- **EXERCISE DETAILS**
The listing below contains a span that opens with the line containing "Recreate this image" and closes with the line containing "import numpy as np". Return that span exactly.

Source code of charts:
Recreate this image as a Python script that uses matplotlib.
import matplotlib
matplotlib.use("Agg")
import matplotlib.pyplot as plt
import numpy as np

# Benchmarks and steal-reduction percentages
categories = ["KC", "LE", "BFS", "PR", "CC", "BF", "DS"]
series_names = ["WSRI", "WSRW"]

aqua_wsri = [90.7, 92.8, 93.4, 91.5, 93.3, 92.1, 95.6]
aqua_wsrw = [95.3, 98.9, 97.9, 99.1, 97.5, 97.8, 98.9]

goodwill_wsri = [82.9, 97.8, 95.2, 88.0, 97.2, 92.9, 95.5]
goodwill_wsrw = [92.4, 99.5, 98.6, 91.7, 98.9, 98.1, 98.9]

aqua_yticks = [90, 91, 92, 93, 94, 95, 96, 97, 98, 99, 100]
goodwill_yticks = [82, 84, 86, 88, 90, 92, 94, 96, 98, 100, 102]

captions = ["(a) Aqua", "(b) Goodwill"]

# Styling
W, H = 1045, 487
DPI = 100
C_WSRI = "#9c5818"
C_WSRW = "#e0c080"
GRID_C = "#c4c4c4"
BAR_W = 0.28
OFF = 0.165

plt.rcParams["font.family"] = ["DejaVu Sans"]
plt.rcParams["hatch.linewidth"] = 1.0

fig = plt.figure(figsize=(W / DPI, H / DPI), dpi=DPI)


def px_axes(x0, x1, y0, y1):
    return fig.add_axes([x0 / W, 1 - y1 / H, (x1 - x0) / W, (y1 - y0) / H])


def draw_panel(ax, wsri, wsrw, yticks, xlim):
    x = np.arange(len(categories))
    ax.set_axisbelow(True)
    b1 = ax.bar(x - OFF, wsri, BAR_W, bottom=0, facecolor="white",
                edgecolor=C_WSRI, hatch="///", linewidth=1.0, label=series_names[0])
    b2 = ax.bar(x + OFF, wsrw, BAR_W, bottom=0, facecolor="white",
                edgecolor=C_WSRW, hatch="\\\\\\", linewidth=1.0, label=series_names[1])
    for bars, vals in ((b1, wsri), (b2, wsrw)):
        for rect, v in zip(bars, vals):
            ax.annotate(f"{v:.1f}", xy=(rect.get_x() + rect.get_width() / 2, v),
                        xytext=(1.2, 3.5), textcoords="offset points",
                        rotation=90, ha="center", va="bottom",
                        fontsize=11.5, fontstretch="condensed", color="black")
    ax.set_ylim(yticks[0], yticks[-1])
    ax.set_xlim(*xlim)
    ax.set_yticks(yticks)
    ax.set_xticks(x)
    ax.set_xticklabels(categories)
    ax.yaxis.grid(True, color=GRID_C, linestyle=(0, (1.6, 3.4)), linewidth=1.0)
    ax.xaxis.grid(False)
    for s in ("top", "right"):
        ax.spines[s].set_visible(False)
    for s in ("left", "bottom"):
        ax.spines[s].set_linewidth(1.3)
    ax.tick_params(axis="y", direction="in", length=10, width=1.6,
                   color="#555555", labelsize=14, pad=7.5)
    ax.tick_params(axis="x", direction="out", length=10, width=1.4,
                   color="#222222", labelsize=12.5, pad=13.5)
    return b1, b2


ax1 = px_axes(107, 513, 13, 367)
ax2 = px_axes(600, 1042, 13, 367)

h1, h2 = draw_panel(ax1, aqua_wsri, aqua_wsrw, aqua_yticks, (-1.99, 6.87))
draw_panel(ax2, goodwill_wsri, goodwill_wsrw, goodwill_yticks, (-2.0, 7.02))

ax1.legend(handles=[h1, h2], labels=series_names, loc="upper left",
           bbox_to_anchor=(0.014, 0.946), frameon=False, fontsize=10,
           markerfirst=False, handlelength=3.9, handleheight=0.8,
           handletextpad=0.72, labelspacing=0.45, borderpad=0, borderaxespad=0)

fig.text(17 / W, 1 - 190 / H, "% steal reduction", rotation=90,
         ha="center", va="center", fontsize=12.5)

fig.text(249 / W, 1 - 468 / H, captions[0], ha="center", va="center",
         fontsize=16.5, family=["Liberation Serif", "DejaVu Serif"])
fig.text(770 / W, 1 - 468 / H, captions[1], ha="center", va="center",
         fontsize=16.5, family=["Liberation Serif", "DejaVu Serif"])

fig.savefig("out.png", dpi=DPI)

---

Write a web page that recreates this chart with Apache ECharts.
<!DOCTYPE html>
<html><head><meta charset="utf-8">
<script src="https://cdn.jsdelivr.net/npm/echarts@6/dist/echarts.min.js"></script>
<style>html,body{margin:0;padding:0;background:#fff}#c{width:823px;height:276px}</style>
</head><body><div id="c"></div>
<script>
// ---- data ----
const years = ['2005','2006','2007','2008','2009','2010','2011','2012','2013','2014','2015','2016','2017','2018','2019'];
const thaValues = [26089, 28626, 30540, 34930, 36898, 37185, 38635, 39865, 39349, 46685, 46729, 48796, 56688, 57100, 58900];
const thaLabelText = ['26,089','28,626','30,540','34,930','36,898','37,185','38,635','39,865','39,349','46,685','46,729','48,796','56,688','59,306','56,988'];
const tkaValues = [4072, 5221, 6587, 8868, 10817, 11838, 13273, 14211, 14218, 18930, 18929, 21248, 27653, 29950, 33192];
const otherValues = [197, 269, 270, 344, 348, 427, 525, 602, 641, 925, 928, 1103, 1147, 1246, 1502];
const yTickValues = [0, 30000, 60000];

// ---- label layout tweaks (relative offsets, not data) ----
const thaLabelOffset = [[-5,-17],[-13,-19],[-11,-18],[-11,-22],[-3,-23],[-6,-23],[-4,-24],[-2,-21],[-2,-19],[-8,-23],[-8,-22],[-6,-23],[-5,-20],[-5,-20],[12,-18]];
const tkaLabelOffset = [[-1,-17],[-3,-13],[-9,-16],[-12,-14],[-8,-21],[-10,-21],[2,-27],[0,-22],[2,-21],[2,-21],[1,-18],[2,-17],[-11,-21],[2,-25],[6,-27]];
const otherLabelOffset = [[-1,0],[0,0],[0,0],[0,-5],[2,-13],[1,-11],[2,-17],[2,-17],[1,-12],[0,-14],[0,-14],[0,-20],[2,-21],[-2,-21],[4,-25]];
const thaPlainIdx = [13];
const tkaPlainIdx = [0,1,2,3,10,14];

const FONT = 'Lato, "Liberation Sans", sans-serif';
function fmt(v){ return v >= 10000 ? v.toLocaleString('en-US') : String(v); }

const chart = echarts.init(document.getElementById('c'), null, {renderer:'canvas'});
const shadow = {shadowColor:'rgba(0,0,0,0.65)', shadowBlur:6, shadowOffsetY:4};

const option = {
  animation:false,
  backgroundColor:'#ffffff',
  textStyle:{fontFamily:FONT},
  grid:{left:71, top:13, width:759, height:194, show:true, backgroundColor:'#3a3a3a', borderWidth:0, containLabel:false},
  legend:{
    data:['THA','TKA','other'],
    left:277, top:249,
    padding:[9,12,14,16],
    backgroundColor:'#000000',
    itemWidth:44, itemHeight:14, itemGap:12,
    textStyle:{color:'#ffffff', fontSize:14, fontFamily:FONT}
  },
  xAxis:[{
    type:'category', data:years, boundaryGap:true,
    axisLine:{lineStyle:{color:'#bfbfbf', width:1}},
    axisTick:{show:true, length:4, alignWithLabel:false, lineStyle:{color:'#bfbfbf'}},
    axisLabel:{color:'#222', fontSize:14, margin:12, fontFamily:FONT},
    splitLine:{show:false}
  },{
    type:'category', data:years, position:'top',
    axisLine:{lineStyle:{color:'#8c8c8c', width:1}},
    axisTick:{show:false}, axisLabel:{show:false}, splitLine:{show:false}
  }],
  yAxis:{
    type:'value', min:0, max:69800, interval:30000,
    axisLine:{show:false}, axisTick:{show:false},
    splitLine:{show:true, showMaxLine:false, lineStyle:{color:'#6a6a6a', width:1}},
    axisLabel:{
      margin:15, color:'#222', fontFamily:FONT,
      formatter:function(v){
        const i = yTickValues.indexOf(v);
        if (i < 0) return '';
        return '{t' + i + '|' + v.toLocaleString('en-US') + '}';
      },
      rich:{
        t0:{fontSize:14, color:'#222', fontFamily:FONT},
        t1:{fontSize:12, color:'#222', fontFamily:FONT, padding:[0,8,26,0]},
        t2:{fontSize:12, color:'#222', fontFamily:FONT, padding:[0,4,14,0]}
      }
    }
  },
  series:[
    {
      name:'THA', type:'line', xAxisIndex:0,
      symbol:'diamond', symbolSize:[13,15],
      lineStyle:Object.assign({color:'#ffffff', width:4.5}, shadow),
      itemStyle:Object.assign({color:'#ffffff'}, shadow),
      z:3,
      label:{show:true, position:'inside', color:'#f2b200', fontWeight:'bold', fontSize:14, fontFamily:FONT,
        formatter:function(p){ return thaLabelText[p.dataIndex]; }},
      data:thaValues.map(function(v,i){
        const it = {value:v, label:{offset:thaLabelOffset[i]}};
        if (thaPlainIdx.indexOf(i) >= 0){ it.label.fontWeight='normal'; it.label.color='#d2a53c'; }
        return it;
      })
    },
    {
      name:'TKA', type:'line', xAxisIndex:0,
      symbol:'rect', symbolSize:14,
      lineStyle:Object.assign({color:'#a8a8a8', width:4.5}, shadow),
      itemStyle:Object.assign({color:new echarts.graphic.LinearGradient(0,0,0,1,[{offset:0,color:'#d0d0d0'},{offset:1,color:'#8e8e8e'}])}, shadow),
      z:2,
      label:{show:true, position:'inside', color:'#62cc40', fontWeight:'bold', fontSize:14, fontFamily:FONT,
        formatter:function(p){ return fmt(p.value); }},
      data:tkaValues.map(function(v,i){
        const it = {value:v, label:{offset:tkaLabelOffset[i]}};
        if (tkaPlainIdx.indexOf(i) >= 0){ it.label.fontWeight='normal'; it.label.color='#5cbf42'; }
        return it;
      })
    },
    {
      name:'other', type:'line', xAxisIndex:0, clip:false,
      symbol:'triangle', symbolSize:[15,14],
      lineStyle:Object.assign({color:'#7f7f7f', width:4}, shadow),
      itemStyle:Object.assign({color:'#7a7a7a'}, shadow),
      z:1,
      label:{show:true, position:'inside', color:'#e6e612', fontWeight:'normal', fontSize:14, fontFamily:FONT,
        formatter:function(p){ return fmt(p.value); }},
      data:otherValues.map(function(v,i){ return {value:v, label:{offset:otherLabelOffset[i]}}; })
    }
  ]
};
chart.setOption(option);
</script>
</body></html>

- **PROBLEM SOLUTION**
Recreate this image as a Python script that uses matplotlib.
import matplotlib
matplotlib.use("Agg")
import matplotlib.pyplot as plt
import numpy as np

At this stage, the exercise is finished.